Vienna Philharmonic, Eugen Jochum, cond. Telefunken, recorded May 8-9, 1935

Vienna Philharmonic, Karl Böhm, cond. Live performance, June 4-5, 1943

iii: Scherzo: Sehr schnell (Very fast)

This is the movement we heard in Friday night's "Two scherzos" preview post, set alongside the Scherzo of the Bruckner Fourth Symphony. As I noted, the Scherzo of the Seventh isn't that much shorter than that of the Fourth, but in its proper place it is dwarfed by the two giant movements that precede it. The Scherzo of the Fourth seems to me a much fuller, more rounded musical experience, as against the more monomaniacal quality of the Scherzo of the Seventh, which almost seems to be running from ghosts haunting the earlier movements.

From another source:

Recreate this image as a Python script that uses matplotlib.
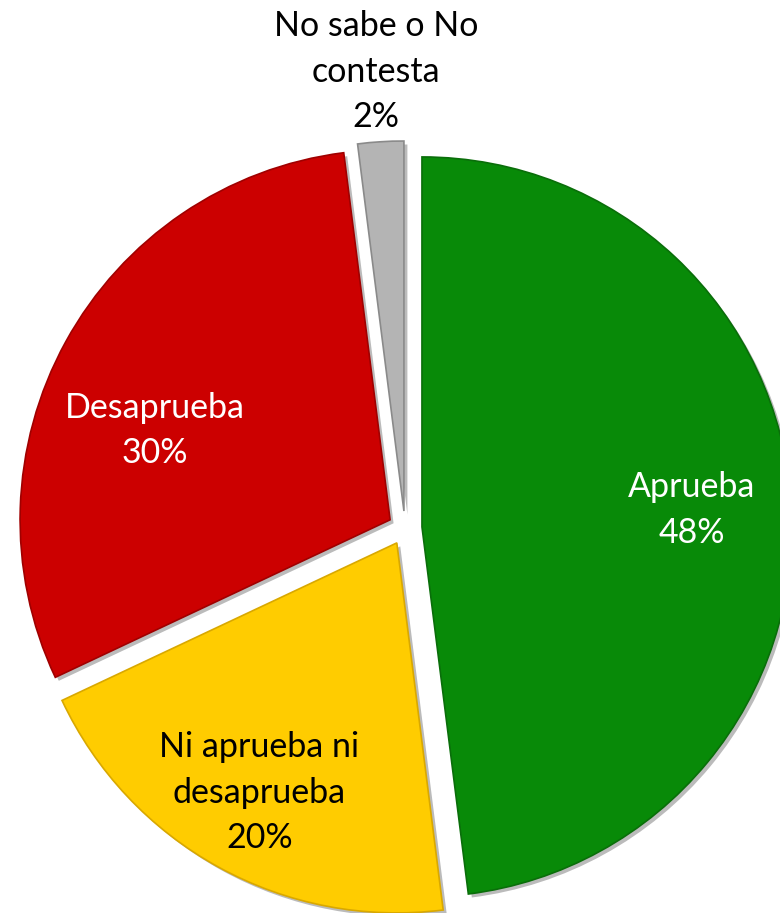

Vienna Philharmonic, Carlo Maria Giulini, cond. DG, recorded June 1986

Vienna Philharmonic, Herbert von Karajan, cond. DG, recorded live, April 1989

iv: Finale: Bewegt, doch nicht schnell
(Lively, but not fast)

The finale of the Seventh is almost anti-Brucknerian in its concision and getting-to-the-pointness. Usually Bruckner liked to recapitulate and ruminate in his finales.

Vienna Philharmonic, Eugen Jochum, cond. Live performance, June 9, 1974

Vienna Philharmonic, Karl Böhm, cond. DG, recorded September 1976

Here's the conclusion of the first movement of the Bruckner Seventh as performed by Eugen Jochum and the Bavarian Radio Symphony Orchestra, of which we heard the first half above. (The remaining movements can also be found on YouTube.)